# [TASK STATEMENT]
Find every line in the records below that holds the word "this", and copy it out.

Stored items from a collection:
┌────────

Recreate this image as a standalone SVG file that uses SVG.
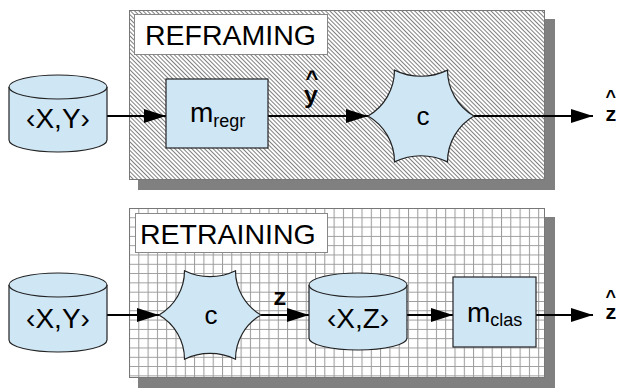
<svg xmlns="http://www.w3.org/2000/svg" width="618" height="388" viewBox="0 0 618 388">
  <style>
    .shadow { fill: #808080; }
    .panel-border { fill: none; stroke: #777; stroke-width: 1; }
    .title-box { fill: #fff; stroke: #888; stroke-width: 1; }
    .title { font-family: "Liberation Sans", Arial, sans-serif; font-size: 28.5px; fill: #000; }
    .shape { fill: #cfe6f5; stroke: #222; stroke-width: 1.2; }
    .lbl { font-family: "Liberation Sans", Arial, sans-serif; fill: #000; }
    .big { font-size: 28px; }
    .sub { font-size: 18px; }
    .mono { font-family: "Liberation Mono", "Courier New", monospace; font-weight: bold; fill: #000; }
    .edge { fill: none; stroke: #000; stroke-width: 2; marker-end: url(#arrow); }
  </style>
  <defs>
    <!-- diagonal hatching for the upper panel -->
    <pattern id="hatch" patternUnits="userSpaceOnUse" width="3" height="10" patternTransform="rotate(-45)">
      <rect width="3" height="10" fill="#fff"/>
      <line x1="0.5" y1="0" x2="0.5" y2="10" stroke="#606060" stroke-width="0.8"/>
    </pattern>
    <!-- square grid for the lower panel -->
    <pattern id="grid" patternUnits="userSpaceOnUse" x="129" y="208" width="9.3" height="9.3">
      <rect width="9.3" height="9.3" fill="#fff"/>
      <path d="M0.5,0 V9.3 M0,0.5 H9.3" stroke="#9a9a9a" stroke-width="1" fill="none"/>
    </pattern>
    <marker id="arrow" markerUnits="userSpaceOnUse" markerWidth="24" markerHeight="16" refX="22" refY="7" orient="auto">
      <path d="M0,0 L22,7 L0,14 Z" fill="#000"/>
    </marker>
  </defs>

  <!-- panels -->
  <g id="panel-reframing">
    <rect class="shadow" x="138" y="19" width="417" height="171"/>
    <rect x="129" y="10" width="416" height="170" fill="url(#hatch)"/>
    <rect class="panel-border" x="129.5" y="10.5" width="415" height="169"/>
    <rect class="title-box" x="134.5" y="14.5" width="193" height="40"/>
    <text class="title" x="145" y="45">REFRAMING</text>
  </g>
  <g id="panel-retraining">
    <rect class="shadow" x="138" y="217" width="417" height="171"/>
    <rect x="129" y="208" width="416" height="170" fill="url(#grid)"/>
    <rect class="panel-border" x="129.5" y="208.5" width="415" height="169"/>
    <rect class="title-box" x="135.5" y="213.5" width="192" height="39"/>
    <text class="title" x="140" y="244">RETRAINING</text>
  </g>

  <!-- connectors -->
  <g id="connectors">
    <line class="edge" x1="107" y1="116" x2="166" y2="116"/>
    <line class="edge" x1="268" y1="116" x2="368" y2="116"/>
    <line class="edge" x1="474" y1="116" x2="593" y2="116"/>
    <line class="edge" x1="107" y1="315" x2="159" y2="315"/>
    <line class="edge" x1="261" y1="315" x2="309" y2="315"/>
    <line class="edge" x1="407" y1="315" x2="453" y2="315"/>
    <line class="edge" x1="536" y1="315" x2="593" y2="315"/>
    <!-- connector labels -->
    <text class="mono" x="312" y="86" font-size="22" text-anchor="middle">^</text>
    <text class="mono" x="311" y="103" font-size="24" text-anchor="middle">y</text>
    <text class="mono" x="280" y="305" font-size="24" text-anchor="middle">z</text>
    <text class="mono" x="611" y="103" font-size="18" text-anchor="middle">^</text>
    <text class="mono" x="611" y="121" font-size="20" text-anchor="middle">z</text>
    <text class="mono" x="611" y="303" font-size="18" text-anchor="middle">^</text>
    <text class="mono" x="611" y="319" font-size="20" text-anchor="middle">z</text>
  </g>

  <!-- upper pipeline -->
  <g id="data-xy-top">
    <path class="shape" d="M9,87 A49,12 0 0 1 107,87 V140 A49,12 0 0 1 9,140 Z"/>
    <path class="shape" d="M9,87 A49,12 0 0 0 107,87" fill="none"/>
    <text class="lbl big" x="58" y="128" text-anchor="middle">‹X,Y›</text>
  </g>
  <g id="m-regr">
    <rect class="shape" x="166" y="79" width="102" height="69"/>
    <text class="lbl big" x="190" y="122">m<tspan class="sub" dy="5">regr</tspan></text>
  </g>
  <g id="c-top">
    <path class="shape" d="M474,116 A53,53 0 0 0 447.5,161.9 A60,60 0 0 0 394.5,161.9 A53,53 0 0 0 368,116 A53,53 0 0 0 394.5,70.1 A60,60 0 0 0 447.5,70.1 A53,53 0 0 0 474,116 Z"/>
    <text class="lbl" x="423" y="125" font-size="26" text-anchor="middle">c</text>
  </g>

  <!-- lower pipeline -->
  <g id="data-xy-bottom">
    <path class="shape" d="M9,285 A49,12 0 0 1 107,285 V340 A49,12 0 0 1 9,340 Z"/>
    <path class="shape" d="M9,285 A49,12 0 0 0 107,285" fill="none"/>
    <text class="lbl big" x="58" y="328" text-anchor="middle">‹X,Y›</text>
  </g>
  <g id="c-bottom">
    <path class="shape" d="M261,315 A51,51 0 0 0 235.5,359.2 A58,58 0 0 0 184.5,359.2 A51,51 0 0 0 159,315 A51,51 0 0 0 184.5,270.8 A58,58 0 0 0 235.5,270.8 A51,51 0 0 0 261,315 Z"/>
    <text class="lbl" x="211" y="324" font-size="26" text-anchor="middle">c</text>
  </g>
  <g id="data-xz">
    <path class="shape" d="M309,285 A49,12 0 0 1 407,285 V338 A49,12 0 0 1 309,338 Z"/>
    <path class="shape" d="M309,285 A49,12 0 0 0 407,285" fill="none"/>
    <text class="lbl big" x="358" y="328" text-anchor="middle">‹X,Z›</text>
  </g>
  <g id="m-clas">
    <rect class="shape" x="453" y="277" width="83" height="70"/>
    <text class="lbl big" x="467" y="322">m<tspan class="sub" dy="4">clas</tspan></text>
  </g>
</svg>
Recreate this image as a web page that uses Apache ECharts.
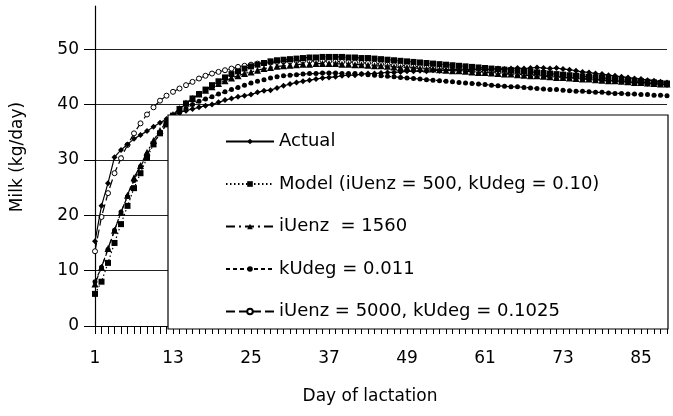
<!DOCTYPE html>
<html><head><meta charset="utf-8">
<script src="https://cdn.jsdelivr.net/npm/echarts@6/dist/echarts.min.js"></script>
<style>html,body{margin:0;padding:0;background:#fff}#c{width:673px;height:416px}</style>
</head><body><div id="c"></div>
<script>
const days = [1,2,3,4,5,6,7,8,9,10,11,12,13,14,15,16,17,18,19,20,21,22,23,24,25,26,27,28,29,30,
31,32,33,34,35,36,37,38,39,40,41,42,43,44,45,46,47,48,49,50,51,52,53,54,55,56,57,58,59,60,
61,62,63,64,65,66,67,68,69,70,71,72,73,74,75,76,77,78,79,80,81,82,83,84,85,86,87,88,89];
const yTicks = [0,10,20,30,40,50];
const actual = [15.3,21.7,25.8,30.5,31.8,32.8,33.8,34.5,35.2,36.0,
36.7,37.4,38.0,38.6,38.9,39.2,39.5,39.8,40.0,40.4,
40.8,41.1,41.4,41.6,41.8,42.2,42.5,42.6,43.0,43.4,
43.7,44.0,44.2,44.4,44.6,44.8,44.9,45.0,45.2,45.3,
45.3,45.5,45.6,45.6,45.7,45.8,45.8,45.9,46.0,46.0,
46.1,46.0,46.2,46.1,46.2,46.3,46.2,46.3,46.3,46.4,
46.3,46.4,46.5,46.4,46.5,46.6,46.5,46.6,46.7,46.6,
46.5,46.6,46.4,46.3,46.1,45.9,45.8,45.6,45.5,45.3,
45.2,45.0,44.9,44.7,44.6,44.4,44.3,44.1,44.0];
const model = [5.8,8.0,11.4,15.0,18.4,21.7,24.9,27.6,30.4,32.8,
34.8,36.5,38.0,39.2,40.2,41.1,41.9,42.7,43.5,44.2,
44.9,45.5,46.0,46.5,46.9,47.2,47.5,47.8,48.0,48.1,
48.2,48.3,48.4,48.5,48.5,48.6,48.6,48.6,48.6,48.5,
48.5,48.4,48.4,48.3,48.2,48.1,48.0,47.9,47.8,47.7,
47.6,47.5,47.4,47.3,47.2,47.1,47.0,46.9,46.8,46.7,
46.6,46.5,46.4,46.3,46.2,46.1,46.0,45.9,45.8,45.7,
45.6,45.5,45.4,45.3,45.2,45.1,45.0,44.9,44.8,44.7,
44.6,44.5,44.4,44.3,44.2,44.1,44.0,43.9,43.8];
const iuenz1560 = [7.6,10.6,14.0,17.3,20.5,23.6,26.8,29.0,31.4,33.5,
35.3,36.9,38.2,39.3,40.3,41.1,41.9,42.6,43.2,43.8,
44.3,44.8,45.2,45.6,45.9,46.2,46.5,46.7,46.9,47.0,
47.1,47.2,47.3,47.3,47.4,47.4,47.4,47.4,47.3,47.3,
47.2,47.2,47.1,47.0,47.0,46.9,46.8,46.7,46.7,46.6,
46.5,46.4,46.4,46.3,46.2,46.1,46.1,46.0,45.9,45.8,
45.8,45.7,45.6,45.5,45.5,45.4,45.3,45.2,45.2,45.1,
45.0,44.9,44.9,44.8,44.7,44.6,44.6,44.5,44.4,44.3,
44.3,44.2,44.1,44.0,44.0,43.9,43.8,43.7,43.7];
const kudeg011 = [8.0,10.6,13.8,17.3,20.6,23.4,26.3,28.8,31.0,33.0,
34.8,36.3,37.6,38.5,39.3,40.0,40.6,41.0,41.4,41.9,
42.3,42.7,43.1,43.5,43.9,44.2,44.5,44.8,45.0,45.2,
45.3,45.4,45.5,45.6,45.6,45.7,45.7,45.7,45.6,45.6,
45.6,45.5,45.4,45.3,45.2,45.1,45.0,44.9,44.8,44.7,
44.6,44.5,44.4,44.3,44.2,44.1,44.0,43.9,43.8,43.7,
43.6,43.5,43.4,43.3,43.2,43.2,43.1,43.0,42.9,42.8,
42.7,42.7,42.6,42.5,42.4,42.4,42.3,42.2,42.2,42.1,
42.0,42.0,41.9,41.9,41.8,41.8,41.7,41.7,41.6];
const iuenz5000 = [13.5,19.7,24.0,27.6,30.3,32.7,34.8,36.6,38.2,39.5,
40.7,41.6,42.3,42.9,43.5,44.1,44.7,45.2,45.6,45.9,
46.2,46.5,46.8,47.0,47.2,47.4,47.5,47.6,47.7,47.8,
47.8,47.9,47.9,47.9,47.9,47.9,47.8,47.8,47.7,47.7,
47.6,47.5,47.5,47.4,47.3,47.2,47.1,47.1,47.0,46.9,
46.8,46.7,46.6,46.6,46.5,46.4,46.3,46.2,46.1,46.0,
45.9,45.9,45.8,45.7,45.6,45.5,45.4,45.3,45.3,45.2,
45.1,45.0,44.9,44.8,44.8,44.7,44.6,44.5,44.4,44.3,
44.3,44.2,44.1,44.0,43.9,43.8,43.8,43.7,43.6];
const names = ['Actual','Model (iUenz = 500, kUdeg = 0.10)','iUenz  = 1560','kUdeg = 0.011','iUenz = 5000, kUdeg = 0.1025'];

const FONT = 'DejaVu Sans, sans-serif';
const chart = echarts.init(document.getElementById('c'), null, {renderer:'canvas'});
const blk = '#000';
function ser(name, data, symbol, size, lineType, fill, z){
  return {name, type:'line', data, symbol, symbolSize:size, showAllSymbol:true,
    z, animation:false,
    lineStyle:{color:blk, width:1.2, type:lineType},
    itemStyle:{color:fill, borderColor:blk, borderWidth: fill==='#fff'?1:0}};
}
chart.setOption({
  animation:false,
  backgroundColor:'#fff',
  grid:{left:95, right:6, top:6, bottom:90},
  xAxis:{type:'category', data:days, boundaryGap:false,
    axisLine:{lineStyle:{color:blk, width:1.2}},
    axisTick:{show:true, interval:0, length:8, lineStyle:{color:blk, width:1}},
    axisLabel:{interval:11, margin:24, fontFamily:FONT, fontSize:17, color:'#000'},
    splitLine:{show:false}},
  yAxis:{type:'value', min:0, max:57.8, interval:10,
    axisLine:{show:true, lineStyle:{color:blk, width:1.2}},
    axisTick:{show:true, length:11, customValues:yTicks, lineStyle:{color:blk, width:1}},
    axisLabel:{fontFamily:FONT, fontSize:17, color:'#000', margin:16, customValues:yTicks},
    splitLine:{show:true, lineStyle:{color:'#222', width:1.2}}},
  legend:{orient:'vertical', left:220, top:127, itemWidth:48, itemHeight:7, itemGap:23.5, z:20,
    data:names, selectedMode:false,
    textStyle:{fontFamily:FONT, fontSize:18, color:'#000', lineHeight:19}},
  graphic:[
    {type:'rect', z:15, shape:{x:168, y:115, width:500, height:214},
      style:{fill:'#fff', stroke:'#000', lineWidth:1.2}},
    {type:'text', z:15, x:18, y:157, rotation:Math.PI/2,
      style:{text:'Milk (kg/day)', fontFamily:FONT, fontSize:17, fill:'#000', align:'center', verticalAlign:'middle'}},
    {type:'text', z:15, x:370, y:397,
      style:{text:'Day of lactation', fontFamily:FONT, fontSize:17, fill:'#000', align:'center', verticalAlign:'middle'}}
  ],
  series:[
    ser(names[4], iuenz5000, 'circle', 5, [9,4], '#fff', 2),
    ser(names[3], kudeg011, 'circle', 5, [4,3], blk, 3),
    ser(names[2], iuenz1560, 'triangle', 7, [9,4,2,4], blk, 4),
    ser(names[0], actual, 'diamond', 6, 'solid', blk, 5),
    ser(names[1], model, 'rect', 6, [1.5,2.5], blk, 6)
  ]
});
</script></body></html>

└────────

# [WRITTEN REPLY]
Recreate this image as a standalone SVG file that uses SVG.
Recreate this image as a web page that uses Apache ECharts.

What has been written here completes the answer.